Booting all of these OSes will be the tricky part though, which I will detail in the upcoming "Farewell to LILO" post as well as probably part 2 of this post.


"Bad news, nobody..."

And now for the unpleasant surprise (can't have it all). I already had Linux, OS-X and XP installed on the first non RAID HDD (in AHCI mode), and even though I am now in RAID mode instead of AHCI in the P5B Deluxe BIOS, the HDD is in non RAID mode and should still be seen as AHCI (there are 3 modes on the P5B: IDE, RAID or AHCI). Except that intel, in their great wisdom, seem to have decided that, when in RAID mode, non RAID disks should be set as IDE or something, instead of AHCI, which means that WinXP won't boot (nothing that a good driver/reinstall won't fix) but more worrying, that OS-X is now unable to see its own drive as well...

Well, this is bad news because there is no patch for JaS OS 10.4.8 to be compatible with whatever mode ICH8R defines the drives as (and using JMicron as primary SATA controller is not really an option, regardless of whether it is compatible with JaS or not).

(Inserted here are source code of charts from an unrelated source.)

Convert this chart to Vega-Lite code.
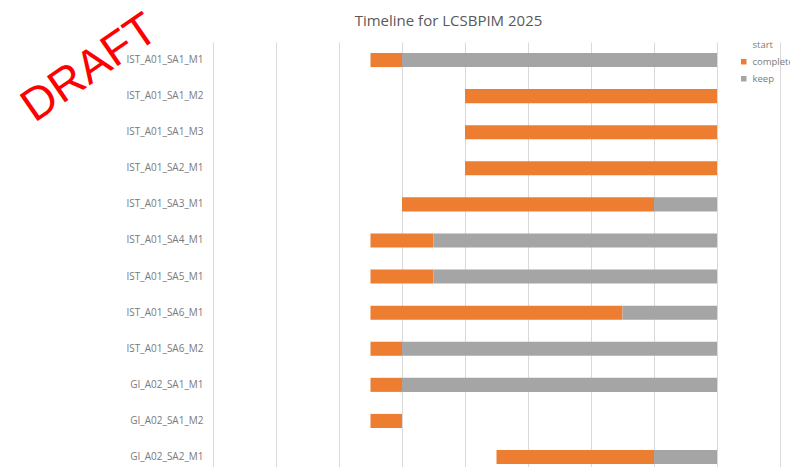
{
  "$schema": "https://vega.github.io/schema/vega-lite/v6.json",
  "width": 567,
  "height": 425,
  "autosize": {"type": "none"},
  "padding": {"left": 213, "top": 42, "right": 10, "bottom": 0},
  "title": {
    "text": "Timeline for LCSBPIM 2025",
    "font": "Open Sans",
    "fontSize": 15,
    "fontWeight": "normal",
    "color": "#595959",
    "anchor": "middle",
    "baseline": "bottom",
    "dx": -48,
    "offset": -38
  },
  "config": {
    "view": {"stroke": null},
    "font": "Open Sans"
  },
  "layer": [
    {
      "data": {
        "values": [
          {"task": "IST_A01_SA1_M1", "series": "complete", "from": 2.5, "to": 3},
          {"task": "IST_A01_SA1_M1", "series": "keep", "from": 3, "to": 8},
          {"task": "IST_A01_SA1_M2", "series": "complete", "from": 4, "to": 8},
          {"task": "IST_A01_SA1_M3", "series": "complete", "from": 4, "to": 8},
          {"task": "IST_A01_SA2_M1", "series": "complete", "from": 4, "to": 8},
          {"task": "IST_A01_SA3_M1", "series": "complete", "from": 3, "to": 7},
          {"task": "IST_A01_SA3_M1", "series": "keep", "from": 7, "to": 8},
          {"task": "IST_A01_SA4_M1", "series": "complete", "from": 2.5, "to": 3.5},
          {"task": "IST_A01_SA4_M1", "series": "keep", "from": 3.5, "to": 8},
          {"task": "IST_A01_SA5_M1", "series": "complete", "from": 2.5, "to": 3.5},
          {"task": "IST_A01_SA5_M1", "series": "keep", "from": 3.5, "to": 8},
          {"task": "IST_A01_SA6_M1", "series": "complete", "from": 2.5, "to": 6.5},
          {"task": "IST_A01_SA6_M1", "series": "keep", "from": 6.5, "to": 8},
          {"task": "IST_A01_SA6_M2", "series": "complete", "from": 2.5, "to": 3},
          {"task": "IST_A01_SA6_M2", "series": "keep", "from": 3, "to": 8},
          {"task": "GI_A02_SA1_M1", "series": "complete", "from": 2.5, "to": 3},
          {"task": "GI_A02_SA1_M1", "series": "keep", "from": 3, "to": 8},
          {"task": "GI_A02_SA1_M2", "series": "complete", "from": 2.5, "to": 3},
          {"task": "GI_A02_SA2_M1", "series": "complete", "from": 4.5, "to": 7},
          {"task": "GI_A02_SA2_M1", "series": "keep", "from": 7, "to": 8}
        ]
      },
      "mark": {"type": "bar"},
      "encoding": {
        "y": {
          "field": "task",
          "type": "nominal",
          "sort": null,
          "scale": {"paddingInner": 0.61, "paddingOuter": 0.193, "align": 0.79},
          "axis": {
            "title": null,
            "domain": false,
            "ticks": false,
            "grid": false,
            "labelPadding": 10,
            "labelFontSize": 10,
            "labelColor": "#7a7a7a",
            "labelFont": "Open Sans"
          }
        },
        "x": {
          "field": "from",
          "type": "quantitative",
          "scale": {"domain": [0, 9], "nice": false, "zero": false},
          "axis": {
            "title": null,
            "labels": false,
            "ticks": false,
            "domain": false,
            "grid": true,
            "gridColor": "#d9d9d9",
            "values": [0, 1, 2, 3, 4, 5, 6, 7, 8, 9]
          }
        },
        "x2": {"field": "to"},
        "color": {
          "field": "series",
          "type": "nominal",
          "scale": {
            "domain": ["start", "complete", "keep"],
            "range": ["transparent", "#ED7D31", "#A5A5A5"]
          },
          "legend": {
            "title": null,
            "orient": "none",
            "legendX": 526,
            "legendY": -2,
            "symbolType": "square",
            "symbolSize": 30,
            "symbolStrokeWidth": 0,
            "labelFontSize": 9.5,
            "labelColor": "#7a7a7a",
            "labelFont": "Open Sans",
            "rowPadding": 6,
            "labelLimit": 200
          }
        }
      }
    },
    {
      "data": {"values": [{}]},
      "mark": {
        "type": "text",
        "text": "DRAFT",
        "font": "Liberation Sans",
        "fontSize": 46,
        "color": "#ff0000",
        "angle": 325.5,
        "align": "center",
        "baseline": "middle",
        "dy": 10
      },
      "encoding": {
        "x": {"datum": -2.048, "type": "quantitative"},
        "y": {"datum": "IST_A01_SA1_M1", "type": "nominal"}
      }
    }
  ]
}
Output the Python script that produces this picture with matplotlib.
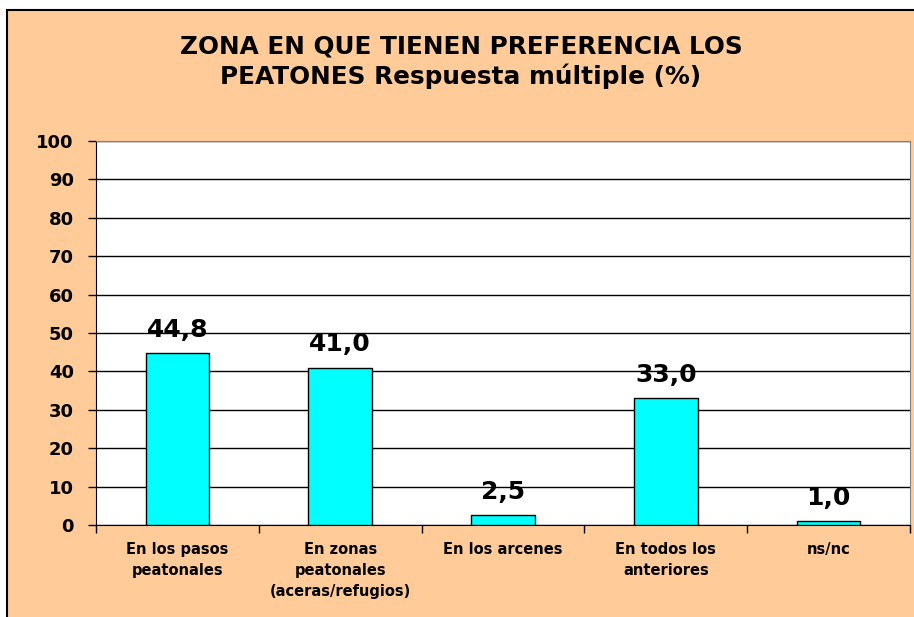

So I currently have to switch back from RAID to AHCI in the BIOS to be able to boot OS-X. Darn! The goal is to have "one bootloader to rule them all", not "one bootloader plus manual BIOS conf to rule them all"...


Sidenote

For those who might wonder why I didn't go for what would be considered as the more "sensible" approach of installing Vista(s) on a RAID1 partition, the answer, apart from the obvious hit in performance, is very simple: I tried just that, and then, after installing some updates, Windows refused to shut down for some reason, so I had to it reset. Once I rebooted, the RAID bios detected that my RAID1 array was out of sync and that it needed to be rebuilt. But when I did that in Windows, using the Intel Matrix Storage tools, I realized that this would take forever (about 1% per 30 secs or so on a 44 GB drive). Considering how stable Vista is on shutdown/reboot operations (I'm not even talking of sleep, which, as everybody knows, is simply dreadful and does not work), and how often I am likely to hit the reset button to show that OS who is the master, I'm not going to waste my life in degraded performance mode, having to wait for my array to be rebuilt. This is only the reason why I went for a small RAID1 partition by all standards. I can afford a couple minutes to rebuild a 4 GB drive, but 1 hour for a 40+ one, no way!